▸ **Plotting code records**
***
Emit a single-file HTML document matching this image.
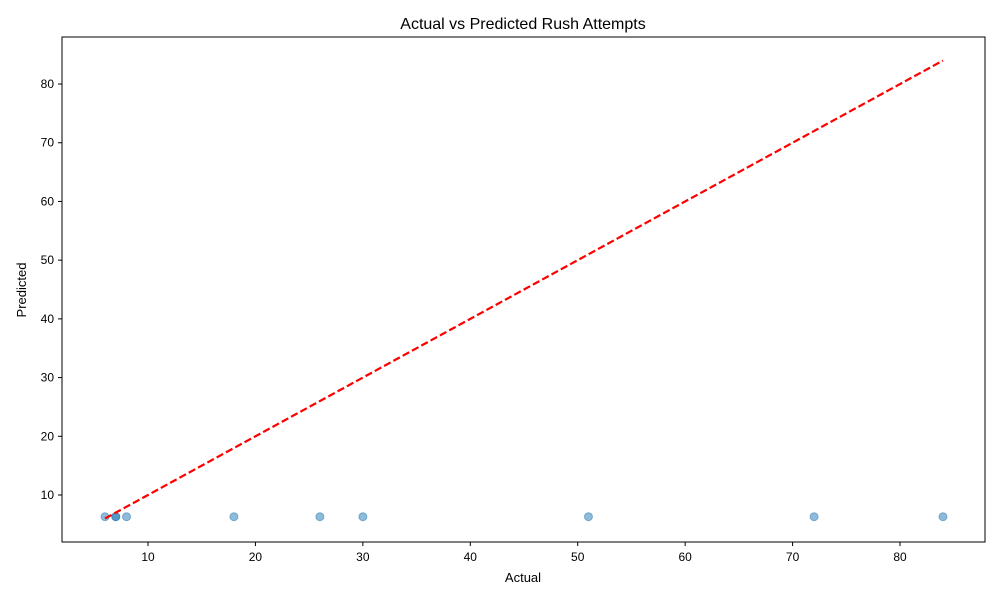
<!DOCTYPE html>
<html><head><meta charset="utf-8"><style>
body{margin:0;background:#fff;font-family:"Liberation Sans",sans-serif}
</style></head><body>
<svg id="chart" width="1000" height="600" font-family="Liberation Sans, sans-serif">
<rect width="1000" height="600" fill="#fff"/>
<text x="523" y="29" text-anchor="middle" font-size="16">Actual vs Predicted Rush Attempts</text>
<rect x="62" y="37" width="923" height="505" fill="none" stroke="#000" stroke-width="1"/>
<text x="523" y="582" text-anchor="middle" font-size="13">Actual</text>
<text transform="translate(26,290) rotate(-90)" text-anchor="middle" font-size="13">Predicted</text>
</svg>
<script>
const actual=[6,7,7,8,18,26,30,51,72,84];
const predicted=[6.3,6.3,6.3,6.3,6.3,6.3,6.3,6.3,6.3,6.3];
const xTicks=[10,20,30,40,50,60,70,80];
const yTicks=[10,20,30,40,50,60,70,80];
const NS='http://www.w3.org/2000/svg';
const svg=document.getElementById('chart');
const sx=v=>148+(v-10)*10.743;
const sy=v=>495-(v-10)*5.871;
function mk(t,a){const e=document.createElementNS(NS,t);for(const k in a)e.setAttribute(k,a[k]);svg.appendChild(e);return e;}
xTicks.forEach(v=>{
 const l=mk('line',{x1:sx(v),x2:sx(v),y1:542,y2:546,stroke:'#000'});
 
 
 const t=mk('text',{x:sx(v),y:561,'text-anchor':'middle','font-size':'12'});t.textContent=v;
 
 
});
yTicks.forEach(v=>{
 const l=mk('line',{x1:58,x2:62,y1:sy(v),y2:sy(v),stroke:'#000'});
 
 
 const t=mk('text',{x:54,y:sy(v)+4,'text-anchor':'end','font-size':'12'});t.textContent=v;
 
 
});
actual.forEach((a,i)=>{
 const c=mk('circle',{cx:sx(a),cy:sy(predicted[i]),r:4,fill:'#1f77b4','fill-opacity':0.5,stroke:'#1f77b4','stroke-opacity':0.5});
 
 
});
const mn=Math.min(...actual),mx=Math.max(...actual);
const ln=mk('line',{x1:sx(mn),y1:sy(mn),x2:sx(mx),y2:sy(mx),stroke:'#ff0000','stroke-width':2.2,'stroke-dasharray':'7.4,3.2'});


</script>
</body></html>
***
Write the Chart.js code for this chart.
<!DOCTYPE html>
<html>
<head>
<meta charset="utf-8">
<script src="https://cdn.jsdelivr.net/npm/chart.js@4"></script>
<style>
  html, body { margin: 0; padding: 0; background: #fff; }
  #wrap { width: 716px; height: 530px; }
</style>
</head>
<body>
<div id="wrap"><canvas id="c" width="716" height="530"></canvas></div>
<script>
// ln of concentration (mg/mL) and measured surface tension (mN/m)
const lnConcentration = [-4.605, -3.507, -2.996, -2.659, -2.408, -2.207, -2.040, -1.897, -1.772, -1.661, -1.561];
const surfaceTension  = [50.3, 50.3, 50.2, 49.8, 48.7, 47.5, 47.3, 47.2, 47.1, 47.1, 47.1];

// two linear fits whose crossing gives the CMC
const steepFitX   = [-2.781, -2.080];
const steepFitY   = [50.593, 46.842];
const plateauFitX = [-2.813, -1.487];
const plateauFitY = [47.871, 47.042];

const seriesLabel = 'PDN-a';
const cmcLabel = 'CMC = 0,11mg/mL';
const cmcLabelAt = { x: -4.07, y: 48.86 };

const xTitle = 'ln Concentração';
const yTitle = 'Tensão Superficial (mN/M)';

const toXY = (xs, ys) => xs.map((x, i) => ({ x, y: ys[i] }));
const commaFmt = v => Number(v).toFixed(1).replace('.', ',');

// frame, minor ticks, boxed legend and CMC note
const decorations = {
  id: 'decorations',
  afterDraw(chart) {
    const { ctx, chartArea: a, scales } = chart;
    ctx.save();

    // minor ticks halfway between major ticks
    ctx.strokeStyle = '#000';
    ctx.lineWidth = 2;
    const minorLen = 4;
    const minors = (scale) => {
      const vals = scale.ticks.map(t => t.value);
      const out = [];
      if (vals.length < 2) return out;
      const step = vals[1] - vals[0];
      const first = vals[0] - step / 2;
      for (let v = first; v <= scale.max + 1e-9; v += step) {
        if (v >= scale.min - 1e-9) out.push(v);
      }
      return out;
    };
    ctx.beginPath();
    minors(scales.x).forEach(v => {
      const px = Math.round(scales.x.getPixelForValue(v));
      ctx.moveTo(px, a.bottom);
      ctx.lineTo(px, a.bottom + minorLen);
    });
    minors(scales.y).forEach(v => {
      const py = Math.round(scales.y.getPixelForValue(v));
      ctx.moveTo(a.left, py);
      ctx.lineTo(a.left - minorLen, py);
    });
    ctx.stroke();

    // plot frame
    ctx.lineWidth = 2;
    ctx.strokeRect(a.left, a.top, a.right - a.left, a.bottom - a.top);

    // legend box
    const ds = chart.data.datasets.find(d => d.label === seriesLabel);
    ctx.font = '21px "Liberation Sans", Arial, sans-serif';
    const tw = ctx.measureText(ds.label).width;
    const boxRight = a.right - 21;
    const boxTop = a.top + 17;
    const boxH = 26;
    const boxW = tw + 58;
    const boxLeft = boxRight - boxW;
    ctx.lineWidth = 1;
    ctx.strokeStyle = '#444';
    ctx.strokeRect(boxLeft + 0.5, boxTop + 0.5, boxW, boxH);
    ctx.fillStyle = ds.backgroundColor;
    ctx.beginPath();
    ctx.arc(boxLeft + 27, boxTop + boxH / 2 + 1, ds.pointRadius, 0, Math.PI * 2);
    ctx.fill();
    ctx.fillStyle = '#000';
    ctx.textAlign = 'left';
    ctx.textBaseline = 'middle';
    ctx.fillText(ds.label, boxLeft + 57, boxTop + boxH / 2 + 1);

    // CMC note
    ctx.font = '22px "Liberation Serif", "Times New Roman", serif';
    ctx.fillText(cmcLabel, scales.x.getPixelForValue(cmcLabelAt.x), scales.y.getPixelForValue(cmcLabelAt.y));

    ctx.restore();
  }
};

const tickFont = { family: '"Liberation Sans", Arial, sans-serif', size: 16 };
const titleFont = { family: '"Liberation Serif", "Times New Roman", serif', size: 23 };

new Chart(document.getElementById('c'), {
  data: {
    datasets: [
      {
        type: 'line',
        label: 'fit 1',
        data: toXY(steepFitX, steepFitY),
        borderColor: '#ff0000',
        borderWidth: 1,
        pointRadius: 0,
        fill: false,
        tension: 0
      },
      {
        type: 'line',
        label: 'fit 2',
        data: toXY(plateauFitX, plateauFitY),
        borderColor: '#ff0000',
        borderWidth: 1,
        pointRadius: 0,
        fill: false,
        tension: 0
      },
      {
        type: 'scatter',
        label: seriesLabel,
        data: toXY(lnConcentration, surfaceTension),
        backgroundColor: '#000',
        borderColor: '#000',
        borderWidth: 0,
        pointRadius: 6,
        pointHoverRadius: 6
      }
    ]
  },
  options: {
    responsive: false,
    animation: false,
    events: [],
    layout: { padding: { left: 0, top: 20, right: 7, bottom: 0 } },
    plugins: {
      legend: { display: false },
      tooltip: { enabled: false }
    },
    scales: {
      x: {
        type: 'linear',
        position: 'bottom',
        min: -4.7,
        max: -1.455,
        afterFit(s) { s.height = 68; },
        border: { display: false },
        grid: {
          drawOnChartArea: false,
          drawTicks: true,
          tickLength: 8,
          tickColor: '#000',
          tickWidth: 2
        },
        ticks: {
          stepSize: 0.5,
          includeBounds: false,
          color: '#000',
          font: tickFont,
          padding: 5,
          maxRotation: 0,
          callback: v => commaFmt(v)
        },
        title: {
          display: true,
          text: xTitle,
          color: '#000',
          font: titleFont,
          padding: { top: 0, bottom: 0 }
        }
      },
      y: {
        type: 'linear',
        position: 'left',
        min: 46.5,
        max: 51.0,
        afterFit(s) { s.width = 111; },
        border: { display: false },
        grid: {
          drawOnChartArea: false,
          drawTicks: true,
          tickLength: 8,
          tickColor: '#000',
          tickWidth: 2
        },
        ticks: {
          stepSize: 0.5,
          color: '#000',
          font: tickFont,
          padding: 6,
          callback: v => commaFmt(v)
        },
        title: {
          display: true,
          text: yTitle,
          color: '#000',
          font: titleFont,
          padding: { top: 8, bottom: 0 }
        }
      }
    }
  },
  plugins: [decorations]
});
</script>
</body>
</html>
***
▸ **TASK GOAL**
Within the data above, count the lines that contain the string "document"; the reply is the number alone.

▸ **CORRECT RESPONSE**
4